**Required work**
Carry none of the pictures over; set down the material below exactly.

----- Data -----

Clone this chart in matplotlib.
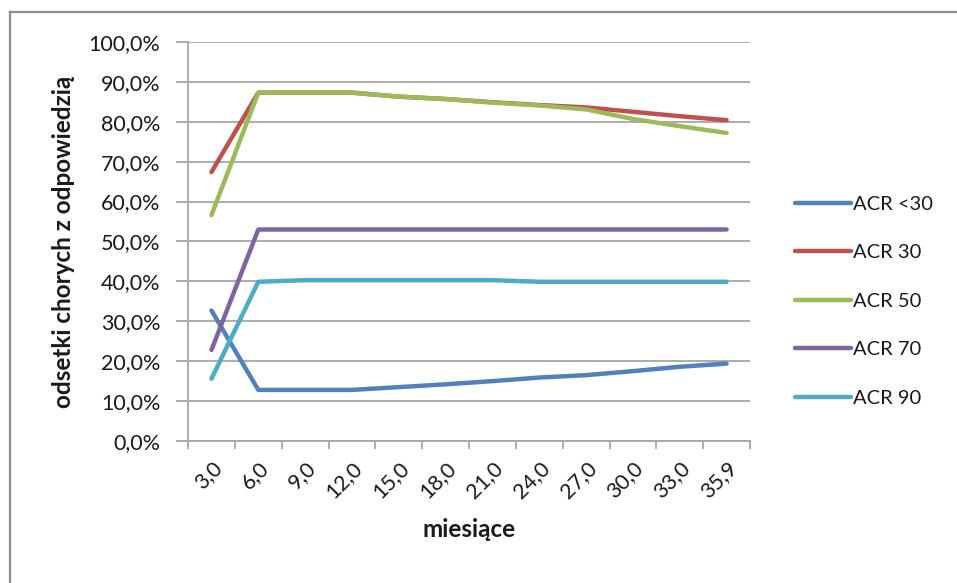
import matplotlib.pyplot as plt
from matplotlib.lines import Line2D
from matplotlib.ticker import FuncFormatter, FixedLocator

# months of follow-up (category labels on the x axis)
months = ["3,0", "6,0", "9,0", "12,0", "15,0", "18,0", "21,0", "24,0",
          "27,0", "30,0", "33,0", "35,9"]

# share of patients with response, in percent
acr_lt30 = [32.7, 12.8, 12.8, 12.8, 13.5, 14.2, 15.0, 15.9, 16.5, 17.5, 18.6, 19.4]
acr_30 = [67.4, 87.3, 87.3, 87.3, 86.3, 85.7, 84.9, 84.2, 83.6, 82.5, 81.4, 80.4]
acr_50 = [56.6, 87.3, 87.3, 87.3, 86.3, 85.7, 84.8, 84.1, 83.1, 80.7, 78.9, 77.2]
acr_70 = [22.8, 53.0, 53.0, 53.0, 53.0, 53.0, 53.0, 53.0, 53.0, 53.0, 53.0, 53.0]
acr_90 = [15.6, 39.9, 40.3, 40.3, 40.3, 40.3, 40.3, 39.9, 39.9, 39.9, 39.9, 39.9]

series = [
    ("ACR <30", acr_lt30, "#4F81BD"),
    ("ACR 30", acr_30, "#C0504D"),
    ("ACR 50", acr_50, "#9BBB59"),
    ("ACR 70", acr_70, "#8064A2"),
    ("ACR 90", acr_90, "#4BACC6"),
]

plt.rcParams['font.family'] = ['Lato', 'DejaVu Sans']
text_col = "#1a1a1a"
grid_col = "#a6a6a6"
tick_fs = 15.5

fig = plt.figure(figsize=(9.57, 5.83), dpi=100)
ax = fig.add_axes([0.1965, 0.2436, 0.5872, 0.6844])

x = list(range(len(months)))
for name, vals, col in series:
    ax.plot(x, vals, color=col, lw=3.2, solid_capstyle='round',
            solid_joinstyle='round', label=name)

# y axis: 0-100 % with gridlines every 10 %
ax.set_ylim(0, 100)
ax.set_yticks(range(0, 101, 10))
ax.yaxis.set_major_formatter(FuncFormatter(lambda v, p: f"{v:.1f}%".replace(".", ",")))
ax.grid(axis='y', color=grid_col, lw=1.3)
ax.set_axisbelow(True)

# x axis: labels centred in each category, tick marks on the boundaries
ax.set_xlim(-0.5, len(months) - 0.5)
ax.set_xticks(x)
ax.set_xticklabels(months, rotation=45, ha='right', va='top',
                   rotation_mode='anchor', fontsize=tick_fs, color=text_col)
ax.xaxis.set_minor_locator(FixedLocator([i - 0.5 for i in range(len(months) + 1)]))
ax.tick_params(axis='x', which='major', length=0, pad=12)
ax.tick_params(axis='x', which='minor', length=6, color=grid_col, width=1.3)
ax.tick_params(axis='y', length=9, color=grid_col, width=1.3, pad=11,
               labelsize=tick_fs, labelcolor=text_col)

for side in ('top', 'right'):
    ax.spines[side].set_visible(False)
for side in ('left', 'bottom'):
    ax.spines[side].set_color(grid_col)
    ax.spines[side].set_linewidth(1.3)

ax.set_xlabel("miesiące", fontsize=17.5, fontweight='bold', color=text_col, labelpad=12)
ax.set_ylabel("odsetki chorych z odpowiedzią", fontsize=17.5, fontweight='bold',
              color=text_col, labelpad=10)

fig.legend(loc='center left', bbox_to_anchor=(0.812, 0.483), frameon=False,
           fontsize=14.5, handlelength=2.75, handletextpad=0.12,
           labelspacing=1.56, labelcolor=text_col)

# chart area border (left and top edges)
fig.add_artist(Line2D([10 / 957, 10 / 957], [0, 1 - 12 / 583],
                      transform=fig.transFigure, color="#8c8c8c", lw=1.6))
fig.add_artist(Line2D([10 / 957, 1], [1 - 12 / 583, 1 - 12 / 583],
                      transform=fig.transFigure, color="#8c8c8c", lw=1.6))

fig.savefig("out.png", dpi=100, facecolor='white')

-----

**Solution below**
Clone this chart in matplotlib.
import matplotlib.pyplot as plt
from matplotlib.lines import Line2D
from matplotlib.ticker import FuncFormatter, FixedLocator

# months of follow-up (category labels on the x axis)
months = ["3,0", "6,0", "9,0", "12,0", "15,0", "18,0", "21,0", "24,0",
          "27,0", "30,0", "33,0", "35,9"]

# share of patients with response, in percent
acr_lt30 = [32.7, 12.8, 12.8, 12.8, 13.5, 14.2, 15.0, 15.9, 16.5, 17.5, 18.6, 19.4]
acr_30 = [67.4, 87.3, 87.3, 87.3, 86.3, 85.7, 84.9, 84.2, 83.6, 82.5, 81.4, 80.4]
acr_50 = [56.6, 87.3, 87.3, 87.3, 86.3, 85.7, 84.8, 84.1, 83.1, 80.7, 78.9, 77.2]
acr_70 = [22.8, 53.0, 53.0, 53.0, 53.0, 53.0, 53.0, 53.0, 53.0, 53.0, 53.0, 53.0]
acr_90 = [15.6, 39.9, 40.3, 40.3, 40.3, 40.3, 40.3, 39.9, 39.9, 39.9, 39.9, 39.9]

series = [
    ("ACR <30", acr_lt30, "#4F81BD"),
    ("ACR 30", acr_30, "#C0504D"),
    ("ACR 50", acr_50, "#9BBB59"),
    ("ACR 70", acr_70, "#8064A2"),
    ("ACR 90", acr_90, "#4BACC6"),
]

plt.rcParams['font.family'] = ['Lato', 'DejaVu Sans']
text_col = "#1a1a1a"
grid_col = "#a6a6a6"
tick_fs = 15.5

fig = plt.figure(figsize=(9.57, 5.83), dpi=100)
ax = fig.add_axes([0.1965, 0.2436, 0.5872, 0.6844])

x = list(range(len(months)))
for name, vals, col in series:
    ax.plot(x, vals, color=col, lw=3.2, solid_capstyle='round',
            solid_joinstyle='round', label=name)

# y axis: 0-100 % with gridlines every 10 %
ax.set_ylim(0, 100)
ax.set_yticks(range(0, 101, 10))
ax.yaxis.set_major_formatter(FuncFormatter(lambda v, p: f"{v:.1f}%".replace(".", ",")))
ax.grid(axis='y', color=grid_col, lw=1.3)
ax.set_axisbelow(True)

# x axis: labels centred in each category, tick marks on the boundaries
ax.set_xlim(-0.5, len(months) - 0.5)
ax.set_xticks(x)
ax.set_xticklabels(months, rotation=45, ha='right', va='top',
                   rotation_mode='anchor', fontsize=tick_fs, color=text_col)
ax.xaxis.set_minor_locator(FixedLocator([i - 0.5 for i in range(len(months) + 1)]))
ax.tick_params(axis='x', which='major', length=0, pad=12)
ax.tick_params(axis='x', which='minor', length=6, color=grid_col, width=1.3)
ax.tick_params(axis='y', length=9, color=grid_col, width=1.3, pad=11,
               labelsize=tick_fs, labelcolor=text_col)

for side in ('top', 'right'):
    ax.spines[side].set_visible(False)
for side in ('left', 'bottom'):
    ax.spines[side].set_color(grid_col)
    ax.spines[side].set_linewidth(1.3)

ax.set_xlabel("miesiące", fontsize=17.5, fontweight='bold', color=text_col, labelpad=12)
ax.set_ylabel("odsetki chorych z odpowiedzią", fontsize=17.5, fontweight='bold',
              color=text_col, labelpad=10)

fig.legend(loc='center left', bbox_to_anchor=(0.812, 0.483), frameon=False,
           fontsize=14.5, handlelength=2.75, handletextpad=0.12,
           labelspacing=1.56, labelcolor=text_col)

# chart area border (left and top edges)
fig.add_artist(Line2D([10 / 957, 10 / 957], [0, 1 - 12 / 583],
                      transform=fig.transFigure, color="#8c8c8c", lw=1.6))
fig.add_artist(Line2D([10 / 957, 1], [1 - 12 / 583, 1 - 12 / 583],
                      transform=fig.transFigure, color="#8c8c8c", lw=1.6))

fig.savefig("out.png", dpi=100, facecolor='white')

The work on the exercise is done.